Helium is so rare that it was not known to exist in significant quantity until 1895. Some estimates suggest that commercial helium sources will be exhausted shortly into the twenty first century. An extremely light gas (second only to hydrogen), helium is inert and doesn’t even combine with itself to form a twoatom gas molecule like nitrogen or oxygen.

In diving, helium is used as a substitute for nitrogen in the breathing mixtures of deep commercial, technical and military divers because it does not produce the narcotic effects under pressure that are associated with nitrogen. These mixtures include heliox (helium and oxygen), and trimix (helium, nitrogen and oxygen).

Because of its light molecular weight, helium mixtures are easier to breathe than nitrogen-oxygen mixtures at a given depth, but there are problems associated with helium use in diving. First, divers breathing heliox and trimix have to contend with extensive and complex decompression procedures. These procedures not only require special dive tables for the heliox or trimix in use, but may require the diver to switch to different gas blends during decompression. Obviously, this is beyond the needs and limits of mainstream recreational diving.

The second problem is a result of helium’s light molecular weight, which makes sound travel faster in a heliox mixture. This increased speed makes a diver’s voice sound garbled and unintelligible when using voice communication. Fortunately, electronic communication devices can restore this unintelligible speech to an understandable form.

Third, helium conducts heat well, so a helium mix is not used for dry suit inflation. This means that the diver must use a different gas for insulation (see Argon) in a drysuit. However, using a different dry suit gas raises a decompression concern in which gases dissolved in the body try to dissolve out of the body through the skin when the diver is surrounded by a gas different from the breathing gas. This theoretical problem (called isobaric counterdiffusion) occurs when a diver breathes a slowly diffusing gas while immersed in a rapidly diffusing gas. This is avoided by choosing an appropriate dry suit gas, (such as air or argon) or by using a wet suit.

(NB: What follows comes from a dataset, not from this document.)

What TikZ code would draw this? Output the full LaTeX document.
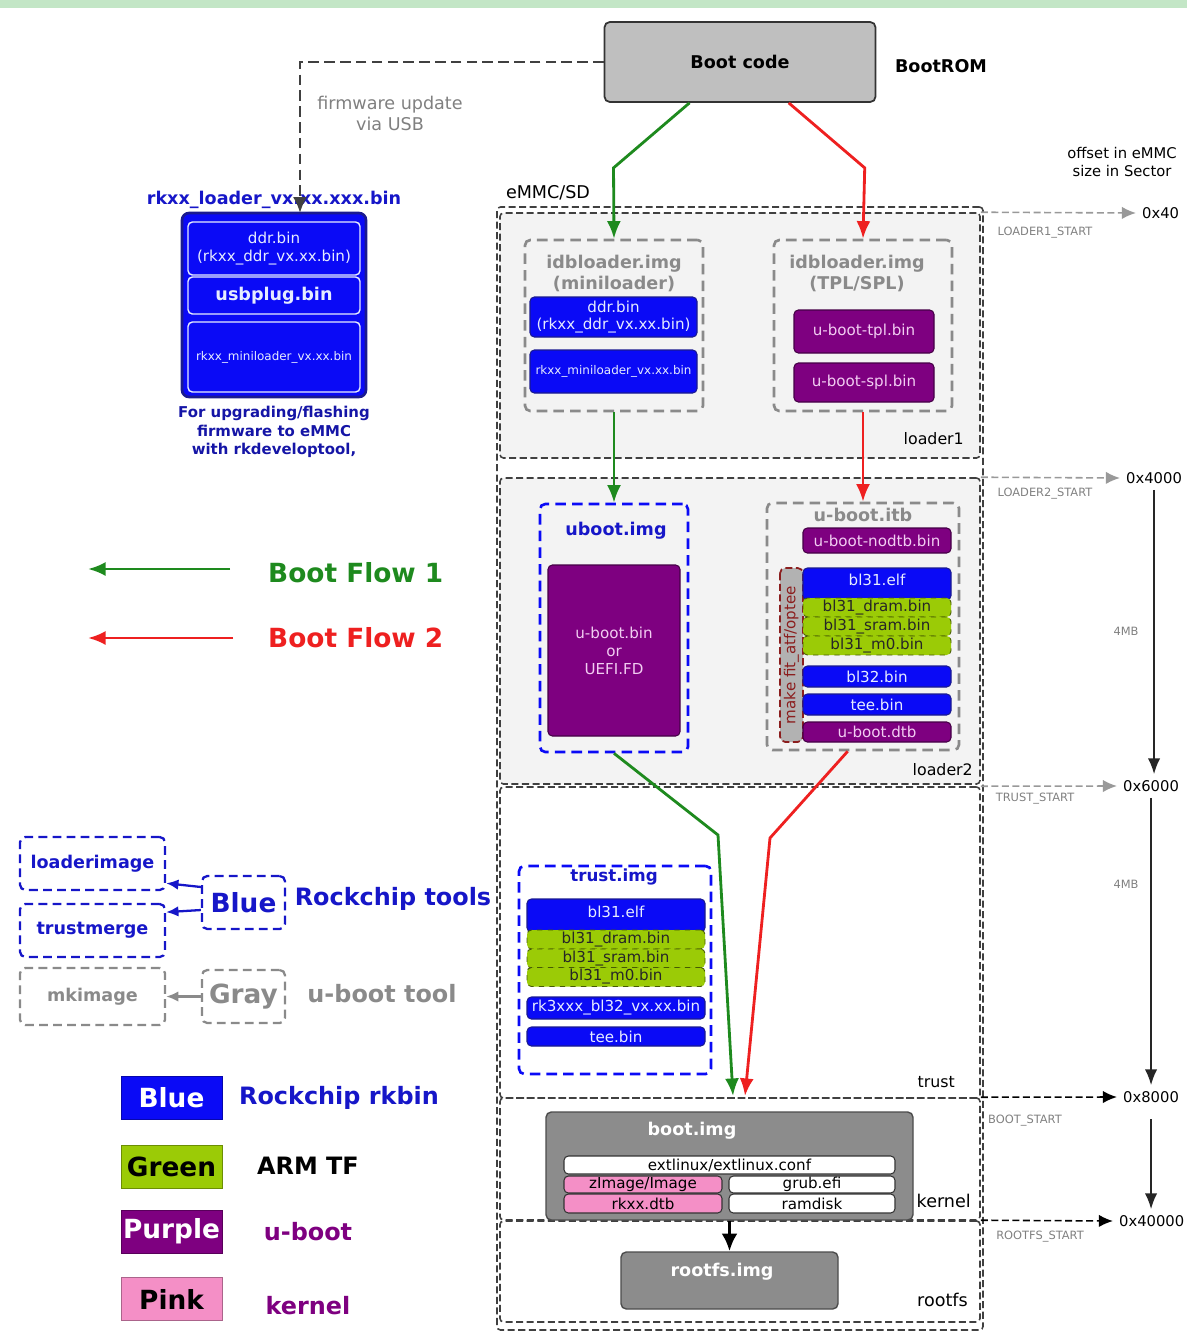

Finally, at extreme pressures helium is associated with a physiological phenomenon call high-pressure nervous syndrome (HPNS), which causes muscular tremors, dizziness and nausea at extreme depths. This can be partially offset by putting nitrogen in the breathing mix, so that nitrogen narcosis “calms” the nervous system. Again, it should be noted that the use of helium and the effects on HPNS are well beyond the realm of mainstream recreational diving.